Images are not part of the copy; transcribe all the data exactly.

**Dataset extract:**
::::::::::
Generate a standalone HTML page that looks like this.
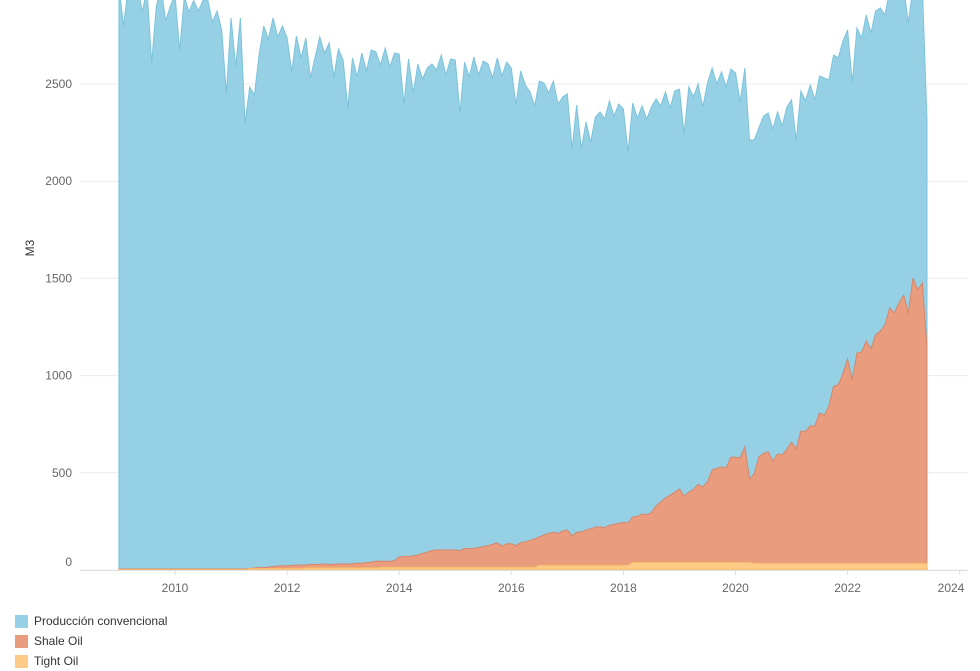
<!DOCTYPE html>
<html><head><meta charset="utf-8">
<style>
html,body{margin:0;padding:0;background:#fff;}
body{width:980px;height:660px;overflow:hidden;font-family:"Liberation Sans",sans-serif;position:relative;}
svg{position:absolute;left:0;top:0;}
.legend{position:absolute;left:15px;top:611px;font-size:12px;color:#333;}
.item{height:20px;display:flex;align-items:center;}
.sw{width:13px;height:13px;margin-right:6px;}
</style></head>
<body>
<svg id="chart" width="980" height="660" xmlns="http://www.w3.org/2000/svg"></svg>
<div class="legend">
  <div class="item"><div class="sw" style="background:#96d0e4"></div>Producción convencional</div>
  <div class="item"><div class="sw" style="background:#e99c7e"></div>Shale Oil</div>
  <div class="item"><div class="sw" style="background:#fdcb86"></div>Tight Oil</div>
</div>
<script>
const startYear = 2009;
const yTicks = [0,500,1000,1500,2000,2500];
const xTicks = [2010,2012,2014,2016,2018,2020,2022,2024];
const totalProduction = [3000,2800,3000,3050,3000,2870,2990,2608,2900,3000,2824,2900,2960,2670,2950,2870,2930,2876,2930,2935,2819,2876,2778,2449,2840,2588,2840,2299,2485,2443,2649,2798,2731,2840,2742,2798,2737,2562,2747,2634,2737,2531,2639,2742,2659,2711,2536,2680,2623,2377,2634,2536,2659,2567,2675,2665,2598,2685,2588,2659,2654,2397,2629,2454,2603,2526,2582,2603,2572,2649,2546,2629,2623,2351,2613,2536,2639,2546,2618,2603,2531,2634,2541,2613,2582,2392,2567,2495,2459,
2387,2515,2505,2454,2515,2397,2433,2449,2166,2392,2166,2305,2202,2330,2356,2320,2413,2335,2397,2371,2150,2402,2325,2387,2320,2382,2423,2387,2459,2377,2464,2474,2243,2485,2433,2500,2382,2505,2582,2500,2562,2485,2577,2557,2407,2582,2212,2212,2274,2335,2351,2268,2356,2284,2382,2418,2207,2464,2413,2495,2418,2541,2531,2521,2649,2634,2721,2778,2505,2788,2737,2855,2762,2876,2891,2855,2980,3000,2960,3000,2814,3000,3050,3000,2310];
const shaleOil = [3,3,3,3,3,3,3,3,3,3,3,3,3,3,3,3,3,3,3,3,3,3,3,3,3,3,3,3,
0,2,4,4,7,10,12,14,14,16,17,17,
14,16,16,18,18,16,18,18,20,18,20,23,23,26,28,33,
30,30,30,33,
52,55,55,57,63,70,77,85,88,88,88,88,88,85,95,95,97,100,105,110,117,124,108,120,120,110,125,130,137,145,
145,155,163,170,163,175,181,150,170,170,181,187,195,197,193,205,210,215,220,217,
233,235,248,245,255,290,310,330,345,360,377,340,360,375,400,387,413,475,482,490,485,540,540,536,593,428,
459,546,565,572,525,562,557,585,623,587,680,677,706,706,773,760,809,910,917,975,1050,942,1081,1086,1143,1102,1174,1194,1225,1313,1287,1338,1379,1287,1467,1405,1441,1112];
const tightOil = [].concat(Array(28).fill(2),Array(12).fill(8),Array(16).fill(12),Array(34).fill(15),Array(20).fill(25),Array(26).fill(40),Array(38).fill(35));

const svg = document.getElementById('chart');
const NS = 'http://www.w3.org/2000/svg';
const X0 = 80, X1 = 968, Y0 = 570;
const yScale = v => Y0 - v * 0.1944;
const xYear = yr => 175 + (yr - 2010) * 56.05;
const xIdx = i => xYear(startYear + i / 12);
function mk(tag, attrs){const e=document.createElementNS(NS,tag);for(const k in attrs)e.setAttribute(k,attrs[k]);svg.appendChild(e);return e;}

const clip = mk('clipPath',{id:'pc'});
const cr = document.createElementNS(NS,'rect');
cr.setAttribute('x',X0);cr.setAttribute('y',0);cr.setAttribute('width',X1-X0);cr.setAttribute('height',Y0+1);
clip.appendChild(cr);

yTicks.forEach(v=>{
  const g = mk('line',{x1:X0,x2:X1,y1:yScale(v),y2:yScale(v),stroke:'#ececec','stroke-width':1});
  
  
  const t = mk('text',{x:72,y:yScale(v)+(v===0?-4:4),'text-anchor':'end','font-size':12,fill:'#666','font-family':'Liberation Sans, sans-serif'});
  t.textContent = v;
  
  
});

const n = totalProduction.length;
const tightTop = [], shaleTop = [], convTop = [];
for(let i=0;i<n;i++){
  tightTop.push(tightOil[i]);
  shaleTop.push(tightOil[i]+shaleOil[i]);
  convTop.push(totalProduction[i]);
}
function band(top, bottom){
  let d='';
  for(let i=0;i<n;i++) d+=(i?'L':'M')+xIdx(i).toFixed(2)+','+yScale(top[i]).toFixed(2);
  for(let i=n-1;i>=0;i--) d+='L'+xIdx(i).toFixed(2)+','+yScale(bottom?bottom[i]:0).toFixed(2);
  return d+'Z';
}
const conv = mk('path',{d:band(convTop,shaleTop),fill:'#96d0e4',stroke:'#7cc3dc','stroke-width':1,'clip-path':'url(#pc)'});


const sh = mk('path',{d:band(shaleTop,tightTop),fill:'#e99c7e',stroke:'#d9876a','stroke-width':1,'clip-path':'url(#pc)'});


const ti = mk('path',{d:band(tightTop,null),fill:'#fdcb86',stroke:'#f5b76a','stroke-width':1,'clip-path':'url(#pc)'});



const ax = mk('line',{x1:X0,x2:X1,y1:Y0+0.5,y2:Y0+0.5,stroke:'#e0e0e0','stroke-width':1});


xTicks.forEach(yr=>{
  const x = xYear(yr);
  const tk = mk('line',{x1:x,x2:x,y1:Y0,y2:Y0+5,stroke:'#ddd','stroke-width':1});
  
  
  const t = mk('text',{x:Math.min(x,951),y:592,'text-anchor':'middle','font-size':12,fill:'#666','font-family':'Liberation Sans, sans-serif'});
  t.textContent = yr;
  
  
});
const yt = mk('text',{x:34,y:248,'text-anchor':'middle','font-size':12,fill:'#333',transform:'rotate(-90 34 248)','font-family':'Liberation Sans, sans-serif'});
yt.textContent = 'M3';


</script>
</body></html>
::::::::::
**Finished exercise:**
Generate a standalone HTML page that looks like this.
<!DOCTYPE html>
<html><head><meta charset="utf-8">
<style>
html,body{margin:0;padding:0;background:#fff;}
body{width:980px;height:660px;overflow:hidden;font-family:"Liberation Sans",sans-serif;position:relative;}
svg{position:absolute;left:0;top:0;}
.legend{position:absolute;left:15px;top:611px;font-size:12px;color:#333;}
.item{height:20px;display:flex;align-items:center;}
.sw{width:13px;height:13px;margin-right:6px;}
</style></head>
<body>
<svg id="chart" width="980" height="660" xmlns="http://www.w3.org/2000/svg"></svg>
<div class="legend">
  <div class="item"><div class="sw" style="background:#96d0e4"></div>Producción convencional</div>
  <div class="item"><div class="sw" style="background:#e99c7e"></div>Shale Oil</div>
  <div class="item"><div class="sw" style="background:#fdcb86"></div>Tight Oil</div>
</div>
<script>
const startYear = 2009;
const yTicks = [0,500,1000,1500,2000,2500];
const xTicks = [2010,2012,2014,2016,2018,2020,2022,2024];
const totalProduction = [3000,2800,3000,3050,3000,2870,2990,2608,2900,3000,2824,2900,2960,2670,2950,2870,2930,2876,2930,2935,2819,2876,2778,2449,2840,2588,2840,2299,2485,2443,2649,2798,2731,2840,2742,2798,2737,2562,2747,2634,2737,2531,2639,2742,2659,2711,2536,2680,2623,2377,2634,2536,2659,2567,2675,2665,2598,2685,2588,2659,2654,2397,2629,2454,2603,2526,2582,2603,2572,2649,2546,2629,2623,2351,2613,2536,2639,2546,2618,2603,2531,2634,2541,2613,2582,2392,2567,2495,2459,
2387,2515,2505,2454,2515,2397,2433,2449,2166,2392,2166,2305,2202,2330,2356,2320,2413,2335,2397,2371,2150,2402,2325,2387,2320,2382,2423,2387,2459,2377,2464,2474,2243,2485,2433,2500,2382,2505,2582,2500,2562,2485,2577,2557,2407,2582,2212,2212,2274,2335,2351,2268,2356,2284,2382,2418,2207,2464,2413,2495,2418,2541,2531,2521,2649,2634,2721,2778,2505,2788,2737,2855,2762,2876,2891,2855,2980,3000,2960,3000,2814,3000,3050,3000,2310];
const shaleOil = [3,3,3,3,3,3,3,3,3,3,3,3,3,3,3,3,3,3,3,3,3,3,3,3,3,3,3,3,
0,2,4,4,7,10,12,14,14,16,17,17,
14,16,16,18,18,16,18,18,20,18,20,23,23,26,28,33,
30,30,30,33,
52,55,55,57,63,70,77,85,88,88,88,88,88,85,95,95,97,100,105,110,117,124,108,120,120,110,125,130,137,145,
145,155,163,170,163,175,181,150,170,170,181,187,195,197,193,205,210,215,220,217,
233,235,248,245,255,290,310,330,345,360,377,340,360,375,400,387,413,475,482,490,485,540,540,536,593,428,
459,546,565,572,525,562,557,585,623,587,680,677,706,706,773,760,809,910,917,975,1050,942,1081,1086,1143,1102,1174,1194,1225,1313,1287,1338,1379,1287,1467,1405,1441,1112];
const tightOil = [].concat(Array(28).fill(2),Array(12).fill(8),Array(16).fill(12),Array(34).fill(15),Array(20).fill(25),Array(26).fill(40),Array(38).fill(35));

const svg = document.getElementById('chart');
const NS = 'http://www.w3.org/2000/svg';
const X0 = 80, X1 = 968, Y0 = 570;
const yScale = v => Y0 - v * 0.1944;
const xYear = yr => 175 + (yr - 2010) * 56.05;
const xIdx = i => xYear(startYear + i / 12);
function mk(tag, attrs){const e=document.createElementNS(NS,tag);for(const k in attrs)e.setAttribute(k,attrs[k]);svg.appendChild(e);return e;}

const clip = mk('clipPath',{id:'pc'});
const cr = document.createElementNS(NS,'rect');
cr.setAttribute('x',X0);cr.setAttribute('y',0);cr.setAttribute('width',X1-X0);cr.setAttribute('height',Y0+1);
clip.appendChild(cr);

yTicks.forEach(v=>{
  const g = mk('line',{x1:X0,x2:X1,y1:yScale(v),y2:yScale(v),stroke:'#ececec','stroke-width':1});
  
  
  const t = mk('text',{x:72,y:yScale(v)+(v===0?-4:4),'text-anchor':'end','font-size':12,fill:'#666','font-family':'Liberation Sans, sans-serif'});
  t.textContent = v;
  
  
});

const n = totalProduction.length;
const tightTop = [], shaleTop = [], convTop = [];
for(let i=0;i<n;i++){
  tightTop.push(tightOil[i]);
  shaleTop.push(tightOil[i]+shaleOil[i]);
  convTop.push(totalProduction[i]);
}
function band(top, bottom){
  let d='';
  for(let i=0;i<n;i++) d+=(i?'L':'M')+xIdx(i).toFixed(2)+','+yScale(top[i]).toFixed(2);
  for(let i=n-1;i>=0;i--) d+='L'+xIdx(i).toFixed(2)+','+yScale(bottom?bottom[i]:0).toFixed(2);
  return d+'Z';
}
const conv = mk('path',{d:band(convTop,shaleTop),fill:'#96d0e4',stroke:'#7cc3dc','stroke-width':1,'clip-path':'url(#pc)'});


const sh = mk('path',{d:band(shaleTop,tightTop),fill:'#e99c7e',stroke:'#d9876a','stroke-width':1,'clip-path':'url(#pc)'});


const ti = mk('path',{d:band(tightTop,null),fill:'#fdcb86',stroke:'#f5b76a','stroke-width':1,'clip-path':'url(#pc)'});



const ax = mk('line',{x1:X0,x2:X1,y1:Y0+0.5,y2:Y0+0.5,stroke:'#e0e0e0','stroke-width':1});


xTicks.forEach(yr=>{
  const x = xYear(yr);
  const tk = mk('line',{x1:x,x2:x,y1:Y0,y2:Y0+5,stroke:'#ddd','stroke-width':1});
  
  
  const t = mk('text',{x:Math.min(x,951),y:592,'text-anchor':'middle','font-size':12,fill:'#666','font-family':'Liberation Sans, sans-serif'});
  t.textContent = yr;
  
  
});
const yt = mk('text',{x:34,y:248,'text-anchor':'middle','font-size':12,fill:'#333',transform:'rotate(-90 34 248)','font-family':'Liberation Sans, sans-serif'});
yt.textContent = 'M3';


</script>
</body></html>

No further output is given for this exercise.